───── Information provided

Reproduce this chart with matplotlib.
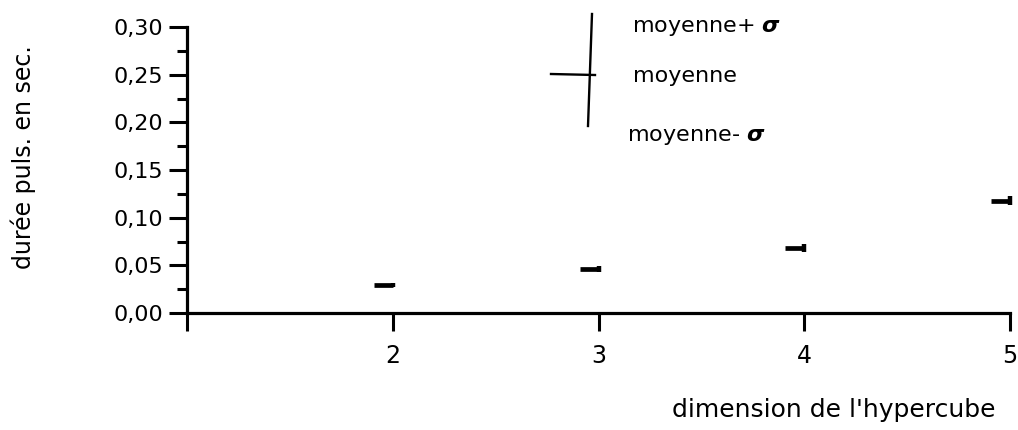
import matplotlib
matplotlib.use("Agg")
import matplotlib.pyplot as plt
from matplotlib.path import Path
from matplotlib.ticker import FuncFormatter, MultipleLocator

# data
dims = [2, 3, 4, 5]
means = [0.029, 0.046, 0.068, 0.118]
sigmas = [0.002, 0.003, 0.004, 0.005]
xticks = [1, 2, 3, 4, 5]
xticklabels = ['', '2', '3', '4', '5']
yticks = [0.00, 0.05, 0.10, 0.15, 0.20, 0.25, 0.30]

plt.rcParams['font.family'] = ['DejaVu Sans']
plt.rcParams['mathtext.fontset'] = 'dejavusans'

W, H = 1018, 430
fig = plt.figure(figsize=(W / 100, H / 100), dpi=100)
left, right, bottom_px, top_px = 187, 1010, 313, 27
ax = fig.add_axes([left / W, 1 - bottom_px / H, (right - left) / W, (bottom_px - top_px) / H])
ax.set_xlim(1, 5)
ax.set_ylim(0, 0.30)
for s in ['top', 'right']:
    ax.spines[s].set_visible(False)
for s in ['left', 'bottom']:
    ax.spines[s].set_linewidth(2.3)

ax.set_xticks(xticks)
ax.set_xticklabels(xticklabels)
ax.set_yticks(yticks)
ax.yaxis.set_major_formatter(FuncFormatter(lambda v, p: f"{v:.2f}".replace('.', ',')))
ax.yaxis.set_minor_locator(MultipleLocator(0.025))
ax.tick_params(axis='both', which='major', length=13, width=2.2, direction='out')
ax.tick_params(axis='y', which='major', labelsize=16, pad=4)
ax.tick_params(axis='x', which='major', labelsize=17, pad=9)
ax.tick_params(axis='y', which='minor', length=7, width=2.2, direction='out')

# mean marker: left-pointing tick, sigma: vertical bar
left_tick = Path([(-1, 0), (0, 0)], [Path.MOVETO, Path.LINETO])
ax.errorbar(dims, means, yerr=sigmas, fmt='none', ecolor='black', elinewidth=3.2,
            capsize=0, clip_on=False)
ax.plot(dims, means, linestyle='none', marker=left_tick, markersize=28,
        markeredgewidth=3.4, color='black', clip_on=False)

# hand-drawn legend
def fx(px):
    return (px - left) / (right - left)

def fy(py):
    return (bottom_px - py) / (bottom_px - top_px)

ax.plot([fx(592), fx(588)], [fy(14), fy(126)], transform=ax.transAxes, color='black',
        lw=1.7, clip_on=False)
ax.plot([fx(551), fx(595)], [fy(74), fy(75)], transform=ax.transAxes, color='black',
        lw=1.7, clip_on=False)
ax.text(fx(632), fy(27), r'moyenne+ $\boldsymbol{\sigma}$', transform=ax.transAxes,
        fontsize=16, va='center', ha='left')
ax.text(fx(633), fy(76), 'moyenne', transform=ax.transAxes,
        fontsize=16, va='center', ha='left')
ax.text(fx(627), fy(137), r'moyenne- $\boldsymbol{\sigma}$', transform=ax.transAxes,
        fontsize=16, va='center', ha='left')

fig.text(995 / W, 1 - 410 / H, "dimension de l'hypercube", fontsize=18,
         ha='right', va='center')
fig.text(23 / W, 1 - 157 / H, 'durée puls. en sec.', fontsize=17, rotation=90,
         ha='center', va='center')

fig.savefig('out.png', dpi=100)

──────────
───── Information provided

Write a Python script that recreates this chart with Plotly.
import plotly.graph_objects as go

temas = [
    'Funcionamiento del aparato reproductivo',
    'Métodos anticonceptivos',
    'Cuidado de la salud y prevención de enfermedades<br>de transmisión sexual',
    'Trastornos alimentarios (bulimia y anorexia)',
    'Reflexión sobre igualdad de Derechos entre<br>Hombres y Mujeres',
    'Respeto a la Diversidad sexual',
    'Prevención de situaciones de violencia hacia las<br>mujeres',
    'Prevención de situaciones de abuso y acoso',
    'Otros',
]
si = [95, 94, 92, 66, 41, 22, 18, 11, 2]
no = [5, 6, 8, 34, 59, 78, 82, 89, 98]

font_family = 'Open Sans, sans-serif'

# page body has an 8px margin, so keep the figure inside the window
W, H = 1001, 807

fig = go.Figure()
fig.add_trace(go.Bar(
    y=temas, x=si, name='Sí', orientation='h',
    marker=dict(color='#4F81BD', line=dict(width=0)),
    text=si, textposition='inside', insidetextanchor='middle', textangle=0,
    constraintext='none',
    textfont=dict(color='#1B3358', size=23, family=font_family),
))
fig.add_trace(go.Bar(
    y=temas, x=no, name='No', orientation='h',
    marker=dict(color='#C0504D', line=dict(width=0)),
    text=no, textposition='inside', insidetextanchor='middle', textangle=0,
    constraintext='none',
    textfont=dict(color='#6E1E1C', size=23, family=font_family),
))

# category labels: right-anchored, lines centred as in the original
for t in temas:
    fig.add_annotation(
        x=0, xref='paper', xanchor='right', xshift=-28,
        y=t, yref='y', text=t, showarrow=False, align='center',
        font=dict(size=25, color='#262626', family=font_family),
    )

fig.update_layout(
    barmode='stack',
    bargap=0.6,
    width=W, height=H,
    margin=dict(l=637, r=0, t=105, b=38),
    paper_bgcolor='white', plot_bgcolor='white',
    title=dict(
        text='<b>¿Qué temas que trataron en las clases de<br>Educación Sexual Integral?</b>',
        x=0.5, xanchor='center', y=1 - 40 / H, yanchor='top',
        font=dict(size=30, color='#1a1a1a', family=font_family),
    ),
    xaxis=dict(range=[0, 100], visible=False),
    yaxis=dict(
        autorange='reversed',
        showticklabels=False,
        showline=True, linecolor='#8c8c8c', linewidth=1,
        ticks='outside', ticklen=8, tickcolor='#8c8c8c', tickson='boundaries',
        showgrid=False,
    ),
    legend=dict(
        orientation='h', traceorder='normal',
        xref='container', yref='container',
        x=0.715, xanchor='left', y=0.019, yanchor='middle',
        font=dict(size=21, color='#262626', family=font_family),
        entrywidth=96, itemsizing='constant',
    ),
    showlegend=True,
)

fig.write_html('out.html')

──────────

> **Task goal**:
Print exactly what appears from the line holding "Reproduce this chart with matplotlib." down to the line holding "plt.rcParams['mathtext.fontset'] = 'dejavusans'", both ends kept, leaving out the pictures.

> **Solution to this exercise**:
Reproduce this chart with matplotlib.
import matplotlib
matplotlib.use("Agg")
import matplotlib.pyplot as plt
from matplotlib.path import Path
from matplotlib.ticker import FuncFormatter, MultipleLocator

# data
dims = [2, 3, 4, 5]
means = [0.029, 0.046, 0.068, 0.118]
sigmas = [0.002, 0.003, 0.004, 0.005]
xticks = [1, 2, 3, 4, 5]
xticklabels = ['', '2', '3', '4', '5']
yticks = [0.00, 0.05, 0.10, 0.15, 0.20, 0.25, 0.30]

plt.rcParams['font.family'] = ['DejaVu Sans']
plt.rcParams['mathtext.fontset'] = 'dejavusans'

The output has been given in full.